Pictures, Pictures, Pictures. As I was having one of my many bathroom-photoshoots last night, I took a picture of my scars. Not necessarily to see them, but to play with angles and to see how the light hit my face. Once I was reviewing the pictures on the computer, emotions hit me. My scars show me where I have been, and I thank God I’m not where I was.

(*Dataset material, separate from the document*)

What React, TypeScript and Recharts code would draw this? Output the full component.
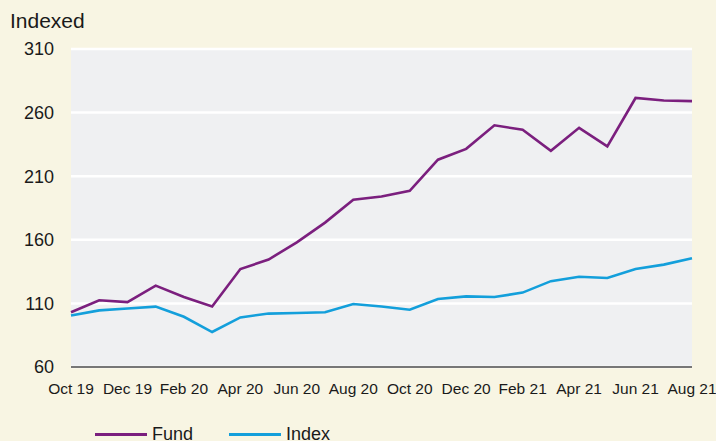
import React from "react";
import {
  LineChart,
  Line,
  XAxis,
  YAxis,
  CartesianGrid,
  Legend,
} from "recharts";

// monthly, Oct 19 .. Aug 21
const months = [
  "Oct 19", "Nov 19", "Dec 19", "Jan 20", "Feb 20", "Mar 20", "Apr 20", "May 20",
  "Jun 20", "Jul 20", "Aug 20", "Sep 20", "Oct 20", "Nov 20", "Dec 20", "Jan 21",
  "Feb 21", "Mar 21", "Apr 21", "May 21", "Jun 21", "Jul 21", "Aug 21",
];

const fund = [
  103, 112.5, 111, 124, 115, 107.5, 137, 144.5, 158, 173.5, 191.5, 194, 198.5,
  223, 231.5, 250, 246.5, 230, 248, 233.5, 271.5, 269.5, 269,
];

const index = [
  100.5, 104.5, 106, 107.5, 99.5, 87.5, 99, 102, 102.5, 103, 109.5, 107.5, 105,
  113.5, 115.5, 115, 118.5, 127.5, 131, 130, 137, 140.5, 145.5,
];

const yTicks = [60, 110, 160, 210, 260, 310];

const data = months.map((m, i) => ({ month: m, fund: fund[i], index: index[i] }));

const FONT = '"Liberation Sans", Arial, Helvetica, sans-serif';
const FUND_COLOR = "#7b1f7e";
const INDEX_COLOR = "#139fdb";

function LegendBox() {
  const items = [
    { name: "Fund", color: FUND_COLOR },
    { name: "Index", color: INDEX_COLOR },
  ];
  return (
    <div
      style={{
        display: "flex",
        alignItems: "center",
        height: 30,
        paddingLeft: 95,
        fontFamily: FONT,
        transform: "translateY(8px)",
      }}
    >
      {items.map((it) => (
        <div key={it.name} style={{ display: "flex", alignItems: "center", marginRight: 36 }}>
          <div style={{ width: 52, height: 3, background: it.color, marginRight: 5 }} />
          <span style={{ fontSize: 18, color: "#1a1a1a" }}>{it.name}</span>
        </div>
      ))}
    </div>
  );
}

export default function App() {
  return (
    <div
      style={{
        position: "fixed",
        top: 0,
        left: 0,
        width: 716,
        height: 441,
        background: "#f8f5e3",
        fontFamily: FONT,
        overflow: "hidden",
      }}
    >
      <div style={{ position: "absolute", left: 10, top: 9, fontSize: 21, color: "#1a1a1a" }}>
        Indexed
      </div>
      <LineChart
        width={716}
        height={441}
        data={data}
        margin={{ top: 49, right: 24, bottom: 0, left: 0 }}
      >
        <CartesianGrid
          vertical={false}
          stroke="#ffffff"
          strokeWidth={2.5}
          fill="#eff0f2"
        />
        <XAxis
          dataKey="month"
          interval={1}
          tickLine={false}
          tickSize={0}
          tickMargin={16}
          height={44}
          axisLine={{ stroke: "#4a4a4a", strokeWidth: 1.5 }}
          tick={{ fill: "#1a1a1a", fontSize: 15.5, fontFamily: FONT }}
        />
        <YAxis
          domain={[60, 310]}
          ticks={yTicks}
          width={71}
          axisLine={false}
          tickLine={false}
          tickSize={0}
          tickMargin={17}
          tick={{ fill: "#1a1a1a", fontSize: 18, fontFamily: FONT }}
        />
        <Legend verticalAlign="bottom" height={30} content={() => <LegendBox />} />
        <Line
          type="linear"
          dataKey="fund"
          name="Fund"
          stroke={FUND_COLOR}
          strokeWidth={2.6}
          dot={false}
          isAnimationActive={false}
        />
        <Line
          type="linear"
          dataKey="index"
          name="Index"
          stroke={INDEX_COLOR}
          strokeWidth={2.6}
          dot={false}
          isAnimationActive={false}
        />
      </LineChart>
    </div>
  );
}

Surgery after surgery to remove/make the scars less visible only remind me of where I have been. I think back to December 16, 1998, and I smile because God allowed me to make it through that day. A little beat up and a little bruised, but still here to smile. So often I want to change things about myself. I want my scars to be gone or have liposuction of the cheeks, stomach, and thighs or cut off my big toe so that I can wear a size 11 shoes instead of 12 since most stores stop at 11. Craziness, I know but it runs through my head at times. Sometimes we just want to have a HUGE pity party, and we don’t want anyone to rain on our party. You may say, “You’re pretty to me,” but I’ll say, “That’s only to you.” Anything you say, I’ll have a comeback for you.
Small things tend to hold me back, and I had to change that quickly. Am I not going to explore the USA because I might have a flat tire? Heck No. That is why you have God and Triple A. Am I not going to fly on plane, because it might crash? Heck No. That’s why my mom and dad taught me how to pray and TRUST God. Plus if I know, I know I’m going to Heaven. Am I not going to learn how to swim because I might drown? Heck No. That’s why there are lifeguards and prayer. Plus everyone told me fat floats. ☺
My scars can’t hold me back any longer. I must enjoy my life. Life is too short, and we all know it. It is up to YOU to do something about it. Don't regret your past and worry about your future. Be happy that God gave you a chance to live and enjoy the present. I know I am. My scars are beautiful! You may not like them, but that is why they are on me and not on you. I can handle them.
These pictures are from my last surgery to make my scars less visible. It was a failure!! After the stitches came off, they began to keloid. This caused me to have to get steroid injections in my face to make them go down.